* What is being asked
Without the pictures, output the records below word for word.
##### The records
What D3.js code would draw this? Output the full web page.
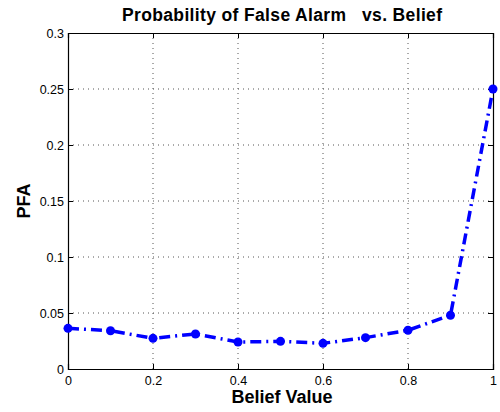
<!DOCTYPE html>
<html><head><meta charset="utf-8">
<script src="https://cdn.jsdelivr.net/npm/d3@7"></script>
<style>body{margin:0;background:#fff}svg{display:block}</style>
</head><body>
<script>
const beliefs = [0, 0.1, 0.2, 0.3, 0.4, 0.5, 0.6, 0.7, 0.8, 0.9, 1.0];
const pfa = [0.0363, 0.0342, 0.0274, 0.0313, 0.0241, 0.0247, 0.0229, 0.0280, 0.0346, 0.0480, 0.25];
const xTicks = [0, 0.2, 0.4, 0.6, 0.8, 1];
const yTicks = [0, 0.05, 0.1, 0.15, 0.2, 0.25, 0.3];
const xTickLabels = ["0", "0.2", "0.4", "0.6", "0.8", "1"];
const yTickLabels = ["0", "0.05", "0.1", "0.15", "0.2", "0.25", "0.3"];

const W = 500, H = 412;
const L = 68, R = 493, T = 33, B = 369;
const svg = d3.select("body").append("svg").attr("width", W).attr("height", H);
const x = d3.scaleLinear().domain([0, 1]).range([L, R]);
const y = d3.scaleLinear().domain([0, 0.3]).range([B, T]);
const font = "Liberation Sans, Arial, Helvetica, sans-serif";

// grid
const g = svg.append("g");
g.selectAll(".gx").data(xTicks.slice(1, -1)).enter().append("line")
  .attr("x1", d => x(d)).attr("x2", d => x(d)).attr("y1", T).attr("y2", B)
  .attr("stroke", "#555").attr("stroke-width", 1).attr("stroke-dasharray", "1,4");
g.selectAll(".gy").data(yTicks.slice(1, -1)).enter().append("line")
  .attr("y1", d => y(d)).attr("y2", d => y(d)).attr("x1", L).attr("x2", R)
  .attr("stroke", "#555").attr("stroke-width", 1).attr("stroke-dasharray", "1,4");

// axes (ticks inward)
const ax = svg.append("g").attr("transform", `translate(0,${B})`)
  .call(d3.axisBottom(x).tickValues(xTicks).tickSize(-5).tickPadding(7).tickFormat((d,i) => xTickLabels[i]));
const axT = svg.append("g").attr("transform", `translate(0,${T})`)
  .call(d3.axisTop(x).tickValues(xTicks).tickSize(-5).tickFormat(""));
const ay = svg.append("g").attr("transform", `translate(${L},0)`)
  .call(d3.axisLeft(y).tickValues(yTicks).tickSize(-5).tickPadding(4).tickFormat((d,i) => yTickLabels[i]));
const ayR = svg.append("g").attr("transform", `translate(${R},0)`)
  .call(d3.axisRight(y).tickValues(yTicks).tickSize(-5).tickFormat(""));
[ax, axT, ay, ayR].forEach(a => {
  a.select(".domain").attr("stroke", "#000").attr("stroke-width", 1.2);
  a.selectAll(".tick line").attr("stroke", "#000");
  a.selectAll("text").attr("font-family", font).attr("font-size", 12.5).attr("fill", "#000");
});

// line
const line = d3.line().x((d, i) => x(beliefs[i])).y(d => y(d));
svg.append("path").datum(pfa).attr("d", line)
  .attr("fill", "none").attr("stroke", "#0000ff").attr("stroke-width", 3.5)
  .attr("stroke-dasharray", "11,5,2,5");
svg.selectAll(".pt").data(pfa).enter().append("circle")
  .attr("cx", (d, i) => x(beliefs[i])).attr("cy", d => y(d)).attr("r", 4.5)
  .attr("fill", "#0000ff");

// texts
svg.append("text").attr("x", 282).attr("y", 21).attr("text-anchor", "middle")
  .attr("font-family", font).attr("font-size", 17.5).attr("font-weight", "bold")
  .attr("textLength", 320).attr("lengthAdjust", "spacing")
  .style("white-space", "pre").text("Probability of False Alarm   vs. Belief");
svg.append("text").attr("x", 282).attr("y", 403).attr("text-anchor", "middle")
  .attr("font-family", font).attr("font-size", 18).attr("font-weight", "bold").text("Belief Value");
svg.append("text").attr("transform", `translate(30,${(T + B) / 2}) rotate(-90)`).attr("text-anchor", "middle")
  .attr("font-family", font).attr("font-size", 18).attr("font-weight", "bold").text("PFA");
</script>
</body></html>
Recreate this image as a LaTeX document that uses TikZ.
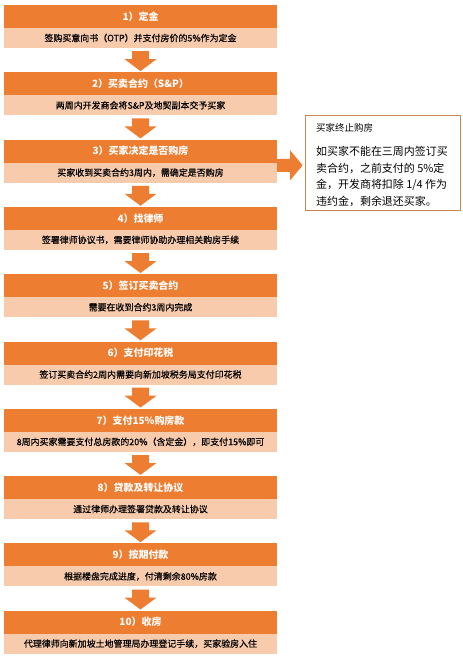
##########
* Written response
What D3.js code would draw this? Output the full web page.
<!DOCTYPE html>
<html><head><meta charset="utf-8">
<script src="https://cdn.jsdelivr.net/npm/d3@7"></script>
<style>body{margin:0;background:#fff}svg{display:block}</style>
</head><body>
<script>
const beliefs = [0, 0.1, 0.2, 0.3, 0.4, 0.5, 0.6, 0.7, 0.8, 0.9, 1.0];
const pfa = [0.0363, 0.0342, 0.0274, 0.0313, 0.0241, 0.0247, 0.0229, 0.0280, 0.0346, 0.0480, 0.25];
const xTicks = [0, 0.2, 0.4, 0.6, 0.8, 1];
const yTicks = [0, 0.05, 0.1, 0.15, 0.2, 0.25, 0.3];
const xTickLabels = ["0", "0.2", "0.4", "0.6", "0.8", "1"];
const yTickLabels = ["0", "0.05", "0.1", "0.15", "0.2", "0.25", "0.3"];

const W = 500, H = 412;
const L = 68, R = 493, T = 33, B = 369;
const svg = d3.select("body").append("svg").attr("width", W).attr("height", H);
const x = d3.scaleLinear().domain([0, 1]).range([L, R]);
const y = d3.scaleLinear().domain([0, 0.3]).range([B, T]);
const font = "Liberation Sans, Arial, Helvetica, sans-serif";

// grid
const g = svg.append("g");
g.selectAll(".gx").data(xTicks.slice(1, -1)).enter().append("line")
  .attr("x1", d => x(d)).attr("x2", d => x(d)).attr("y1", T).attr("y2", B)
  .attr("stroke", "#555").attr("stroke-width", 1).attr("stroke-dasharray", "1,4");
g.selectAll(".gy").data(yTicks.slice(1, -1)).enter().append("line")
  .attr("y1", d => y(d)).attr("y2", d => y(d)).attr("x1", L).attr("x2", R)
  .attr("stroke", "#555").attr("stroke-width", 1).attr("stroke-dasharray", "1,4");

// axes (ticks inward)
const ax = svg.append("g").attr("transform", `translate(0,${B})`)
  .call(d3.axisBottom(x).tickValues(xTicks).tickSize(-5).tickPadding(7).tickFormat((d,i) => xTickLabels[i]));
const axT = svg.append("g").attr("transform", `translate(0,${T})`)
  .call(d3.axisTop(x).tickValues(xTicks).tickSize(-5).tickFormat(""));
const ay = svg.append("g").attr("transform", `translate(${L},0)`)
  .call(d3.axisLeft(y).tickValues(yTicks).tickSize(-5).tickPadding(4).tickFormat((d,i) => yTickLabels[i]));
const ayR = svg.append("g").attr("transform", `translate(${R},0)`)
  .call(d3.axisRight(y).tickValues(yTicks).tickSize(-5).tickFormat(""));
[ax, axT, ay, ayR].forEach(a => {
  a.select(".domain").attr("stroke", "#000").attr("stroke-width", 1.2);
  a.selectAll(".tick line").attr("stroke", "#000");
  a.selectAll("text").attr("font-family", font).attr("font-size", 12.5).attr("fill", "#000");
});

// line
const line = d3.line().x((d, i) => x(beliefs[i])).y(d => y(d));
svg.append("path").datum(pfa).attr("d", line)
  .attr("fill", "none").attr("stroke", "#0000ff").attr("stroke-width", 3.5)
  .attr("stroke-dasharray", "11,5,2,5");
svg.selectAll(".pt").data(pfa).enter().append("circle")
  .attr("cx", (d, i) => x(beliefs[i])).attr("cy", d => y(d)).attr("r", 4.5)
  .attr("fill", "#0000ff");

// texts
svg.append("text").attr("x", 282).attr("y", 21).attr("text-anchor", "middle")
  .attr("font-family", font).attr("font-size", 17.5).attr("font-weight", "bold")
  .attr("textLength", 320).attr("lengthAdjust", "spacing")
  .style("white-space", "pre").text("Probability of False Alarm   vs. Belief");
svg.append("text").attr("x", 282).attr("y", 403).attr("text-anchor", "middle")
  .attr("font-family", font).attr("font-size", 18).attr("font-weight", "bold").text("Belief Value");
svg.append("text").attr("transform", `translate(30,${(T + B) / 2}) rotate(-90)`).attr("text-anchor", "middle")
  .attr("font-family", font).attr("font-size", 18).attr("font-weight", "bold").text("PFA");
</script>
</body></html>
Recreate this image as a LaTeX document that uses TikZ.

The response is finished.